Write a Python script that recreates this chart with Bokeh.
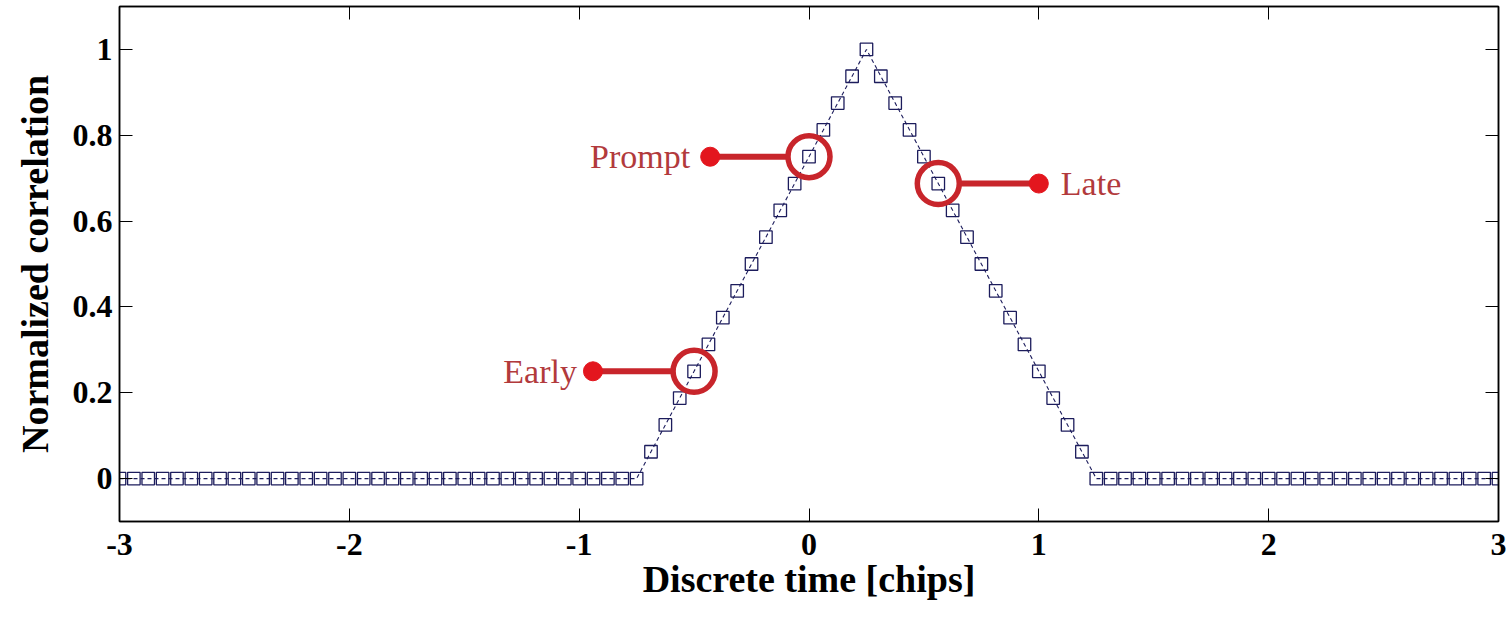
from bokeh.plotting import figure
from bokeh.models import Range1d, FixedTicker, LinearAxis, ColumnDataSource, CustomLabelingPolicy
from bokeh.core.properties import value
from bokeh.embed import file_html
from bokeh.resources import INLINE
import numpy as np

# ---- data ----
time_chips = list(np.linspace(-3, 3, 97))  # sample grid, 1/16 chip spacing
correlation = (
    [0.0] * 37
    + [0.0625, 0.125, 0.1875, 0.25, 0.3125, 0.375, 0.4375, 0.5,
       0.5625, 0.625, 0.6875, 0.75, 0.8125, 0.875, 0.9375, 1.0]
    + [0.9375, 0.875, 0.8125, 0.75, 0.6875, 0.625, 0.5625, 0.5,
       0.4375, 0.375, 0.3125, 0.25, 0.1875, 0.125, 0.0625]
    + [0.0] * 29
)

corr_names = ["Early", "Prompt", "Late"]
corr_x = [-0.5, 0.0, 0.5625]
corr_y = [0.25, 0.75, 0.6875]
label_x = [-0.94, -0.43, 1.0]

x_ticks = [-3, -2, -1, 0, 1, 2, 3]
x_tick_labels = ["-3", "-2", "-1", "0", "1", "2", "3"]
y_ticks = [0, 0.2, 0.4, 0.6, 0.8, 1]
y_tick_labels = ["0", "0.2", "0.4", "0.6", "0.8", "1"]

# ---- figure ----
p = figure(width=1512, height=623, output_backend="svg", toolbar_location=None,
           x_range=Range1d(-3, 3), y_range=Range1d(-0.1, 1.1),
           min_border_left=119, min_border_right=14, min_border_top=6,
           min_border_bottom=102)
p.grid.visible = False
p.outline_line_color = "black"
p.outline_line_width = 1.5
p.background_fill_color = "white"
p.border_fill_color = "white"

SERIF = value("Liberation Serif")

hide_all = CustomLabelingPolicy(code="""
    const ids = Array.from(indices);
    for (const i of ids) { indices.unset(i) }
    return indices
""")

def style_axis(ax, ticks, labels, show_labels=True):
    ax.ticker = FixedTicker(ticks=ticks)
    ax.major_label_overrides = {t: l for t, l in zip(ticks, labels)}
    ax.major_tick_in = 13
    ax.major_tick_out = 0
    ax.minor_tick_line_color = None
    ax.major_tick_line_color = "black"
    ax.major_tick_line_width = 1
    ax.axis_line_color = "black"
    ax.axis_line_width = 1.5
    ax.major_label_text_font = "Liberation Serif"
    ax.major_label_text_font_style = "bold"
    ax.major_label_text_color = "black"
    ax.major_label_text_font_size = "32px"
    if not show_labels:
        ax.major_label_policy = hide_all
        ax.major_label_standoff = 0
        ax.major_label_text_font_size = "1px"

xa = p.xaxis[0]
style_axis(xa, x_ticks, x_tick_labels)
xa.major_label_standoff = 12
xa.axis_label = "Discrete time [chips]"
xa.axis_label_text_font = "Liberation Serif"
xa.axis_label_text_font_style = "bold"
xa.axis_label_text_font_size = "38px"
xa.axis_label_text_color = "black"
xa.axis_label_standoff = 0

ya = p.yaxis[0]
style_axis(ya, y_ticks, y_tick_labels)
ya.major_label_standoff = 7
ya.axis_label = "Normalized correlation"
ya.axis_label_text_font = "Liberation Serif"
ya.axis_label_text_font_style = "bold"
ya.axis_label_text_font_size = "38px"
ya.axis_label_text_color = "black"
ya.axis_label_standoff = 14

top_ax = LinearAxis()
style_axis(top_ax, x_ticks, x_tick_labels, show_labels=False)
p.add_layout(top_ax, "above")
right_ax = LinearAxis()
style_axis(right_ax, y_ticks, y_tick_labels, show_labels=False)
p.add_layout(right_ax, "right")

RED = "#c8252b"
DOT = "#e3161e"
TXT = "#b23a3c"

ann = ColumnDataSource(dict(
    cx=corr_x, cy=corr_y, lx=label_x, name=corr_names,
    align=["right", "right", "left"], off=[-16, -20, 22],
))

# connector bars
p.segment(x0="lx", y0="cy", x1="cx", y1="cy", source=ann,
          line_color=RED, line_width=6)
# white interior of rings
p.scatter(x="cx", y="cy", source=ann, marker="circle", size=40,
          fill_color="white", line_color=None)

# data
src = ColumnDataSource(dict(t=time_chips, c=correlation))
p.line(x="t", y="c", source=src, line_color="#1c1c5c", line_width=1.1,
       line_dash="4 3")
p.scatter(x="t", y="c", source=src, marker="square", size=12.5,
          fill_color=None, line_color="#1c1c5c", line_width=1.3)

# rings
p.scatter(x="cx", y="cy", source=ann, marker="circle", size=42,
          fill_color=None, line_color=RED, line_width=5.5)
# dots
p.scatter(x="lx", y="cy", source=ann, marker="circle", size=19,
          fill_color=DOT, line_color=DOT)
# labels
p.text(x="lx", y="cy", text="name", source=ann, x_offset="off",
       text_align="align", text_baseline="middle",
       text_font=SERIF, text_font_size="34px", text_color=TXT)

open("out.html", "w").write(file_html(p, INLINE))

****************************************

Write the listing out a second time exactly, dropping all images.

Write a Python script that recreates this chart with Bokeh.
from bokeh.plotting import figure
from bokeh.models import Range1d, FixedTicker, LinearAxis, ColumnDataSource, CustomLabelingPolicy
from bokeh.core.properties import value
from bokeh.embed import file_html
from bokeh.resources import INLINE
import numpy as np

# ---- data ----
time_chips = list(np.linspace(-3, 3, 97))  # sample grid, 1/16 chip spacing
correlation = (
    [0.0] * 37
    + [0.0625, 0.125, 0.1875, 0.25, 0.3125, 0.375, 0.4375, 0.5,
       0.5625, 0.625, 0.6875, 0.75, 0.8125, 0.875, 0.9375, 1.0]
    + [0.9375, 0.875, 0.8125, 0.75, 0.6875, 0.625, 0.5625, 0.5,
       0.4375, 0.375, 0.3125, 0.25, 0.1875, 0.125, 0.0625]
    + [0.0] * 29
)

corr_names = ["Early", "Prompt", "Late"]
corr_x = [-0.5, 0.0, 0.5625]
corr_y = [0.25, 0.75, 0.6875]
label_x = [-0.94, -0.43, 1.0]

x_ticks = [-3, -2, -1, 0, 1, 2, 3]
x_tick_labels = ["-3", "-2", "-1", "0", "1", "2", "3"]
y_ticks = [0, 0.2, 0.4, 0.6, 0.8, 1]
y_tick_labels = ["0", "0.2", "0.4", "0.6", "0.8", "1"]

# ---- figure ----
p = figure(width=1512, height=623, output_backend="svg", toolbar_location=None,
           x_range=Range1d(-3, 3), y_range=Range1d(-0.1, 1.1),
           min_border_left=119, min_border_right=14, min_border_top=6,
           min_border_bottom=102)
p.grid.visible = False
p.outline_line_color = "black"
p.outline_line_width = 1.5
p.background_fill_color = "white"
p.border_fill_color = "white"

SERIF = value("Liberation Serif")

hide_all = CustomLabelingPolicy(code="""
    const ids = Array.from(indices);
    for (const i of ids) { indices.unset(i) }
    return indices
""")

def style_axis(ax, ticks, labels, show_labels=True):
    ax.ticker = FixedTicker(ticks=ticks)
    ax.major_label_overrides = {t: l for t, l in zip(ticks, labels)}
    ax.major_tick_in = 13
    ax.major_tick_out = 0
    ax.minor_tick_line_color = None
    ax.major_tick_line_color = "black"
    ax.major_tick_line_width = 1
    ax.axis_line_color = "black"
    ax.axis_line_width = 1.5
    ax.major_label_text_font = "Liberation Serif"
    ax.major_label_text_font_style = "bold"
    ax.major_label_text_color = "black"
    ax.major_label_text_font_size = "32px"
    if not show_labels:
        ax.major_label_policy = hide_all
        ax.major_label_standoff = 0
        ax.major_label_text_font_size = "1px"

xa = p.xaxis[0]
style_axis(xa, x_ticks, x_tick_labels)
xa.major_label_standoff = 12
xa.axis_label = "Discrete time [chips]"
xa.axis_label_text_font = "Liberation Serif"
xa.axis_label_text_font_style = "bold"
xa.axis_label_text_font_size = "38px"
xa.axis_label_text_color = "black"
xa.axis_label_standoff = 0

ya = p.yaxis[0]
style_axis(ya, y_ticks, y_tick_labels)
ya.major_label_standoff = 7
ya.axis_label = "Normalized correlation"
ya.axis_label_text_font = "Liberation Serif"
ya.axis_label_text_font_style = "bold"
ya.axis_label_text_font_size = "38px"
ya.axis_label_text_color = "black"
ya.axis_label_standoff = 14

top_ax = LinearAxis()
style_axis(top_ax, x_ticks, x_tick_labels, show_labels=False)
p.add_layout(top_ax, "above")
right_ax = LinearAxis()
style_axis(right_ax, y_ticks, y_tick_labels, show_labels=False)
p.add_layout(right_ax, "right")

RED = "#c8252b"
DOT = "#e3161e"
TXT = "#b23a3c"

ann = ColumnDataSource(dict(
    cx=corr_x, cy=corr_y, lx=label_x, name=corr_names,
    align=["right", "right", "left"], off=[-16, -20, 22],
))

# connector bars
p.segment(x0="lx", y0="cy", x1="cx", y1="cy", source=ann,
          line_color=RED, line_width=6)
# white interior of rings
p.scatter(x="cx", y="cy", source=ann, marker="circle", size=40,
          fill_color="white", line_color=None)

# data
src = ColumnDataSource(dict(t=time_chips, c=correlation))
p.line(x="t", y="c", source=src, line_color="#1c1c5c", line_width=1.1,
       line_dash="4 3")
p.scatter(x="t", y="c", source=src, marker="square", size=12.5,
          fill_color=None, line_color="#1c1c5c", line_width=1.3)

# rings
p.scatter(x="cx", y="cy", source=ann, marker="circle", size=42,
          fill_color=None, line_color=RED, line_width=5.5)
# dots
p.scatter(x="lx", y="cy", source=ann, marker="circle", size=19,
          fill_color=DOT, line_color=DOT)
# labels
p.text(x="lx", y="cy", text="name", source=ann, x_offset="off",
       text_align="align", text_baseline="middle",
       text_font=SERIF, text_font_size="34px", text_color=TXT)

open("out.html", "w").write(file_html(p, INLINE))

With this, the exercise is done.